よそに若い女性がいるためにほとんど自宅に帰ってこない夫のことを、秋代はとっくに諦めていました。
宇太郎を諦めるのではなくゆるしてあげてほしいという秋代の言葉を受けて、千映は最後のチャンスに賭けてみます。
【結】全部ゆるせたらいいのに のあらすじ④
アルコール治療を専門とするクリニックに入院している自分の父親に、千映は宇太郎と3歳になった恵を連れてお見舞いに行きます。
体調が悪そうな歩き方、髪の毛はボサボサで不精ひげも伸び放題、ボロボロに抜け落ちた歯。
それでも孫から「じいちゃん」と呼びかけられると嬉しそうに笑っていて、親戚一同から厄介払いされていた父が3年後にこの世を去った時にただひとり涙を流したのが恵です。
遺品の中には入院先の病院で作ったノートが落ちていて、表紙には恵の写真が貼り付けてあって中には「断酒して普通に孫と会いたい」とだけ書かれていました。

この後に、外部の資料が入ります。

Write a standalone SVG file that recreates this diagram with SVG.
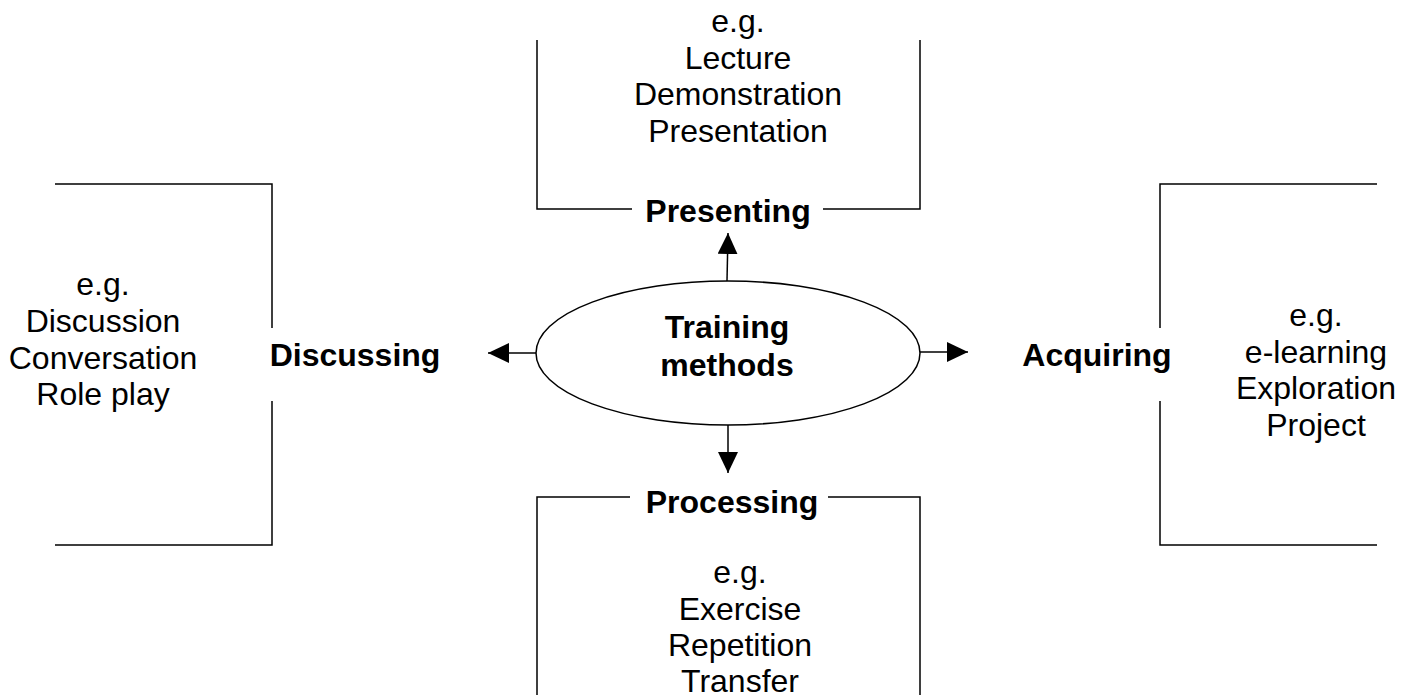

喪中はがきの注文を済ませにスーパーに行った帰りに、宇太郎は入り口の手前に立っているザクロの木を指さします。
夏の始まりにオレンジ色のかわいい花を咲かせること、実はちょっぴり硬くて酸っぱいものの食べられること。
このことを宇太郎の教えてくれたのは千映の父で、高校生になったふたりがまだお付き合いを始めばかりのことです。
ザクロの木から落ちて空へと高く舞い上がる1枚の葉っぱを追いかける恵を、千映と宇太郎は手をつないで見守っているのでした。
全部ゆるせたらいいのに を読んだ読書感想
高校生の時に上級生と恋に落ちたごく普通の少年、宇太郎がたどっていく道のりは決して平たんなものではありません。
社会の荒波にのみ込まれているうちに、若くしてお酒だけが心の救いになっていく様子には胸が痛みます。
学生時代には破天荒なエピソードの数々を繰り広げながらも、妻としても母親としても現実に適応していく主人公・千映とは対照的です。
離ればなれになっていくふたりを結び付けたのが、アルコール依存性によって命を落として千映の父だったのも皮肉ですね。
大人たちの苦悩を目の当たりにしながらも無邪気に振る舞う、千映と宇太郎の娘・恵には未来への希望を感じました。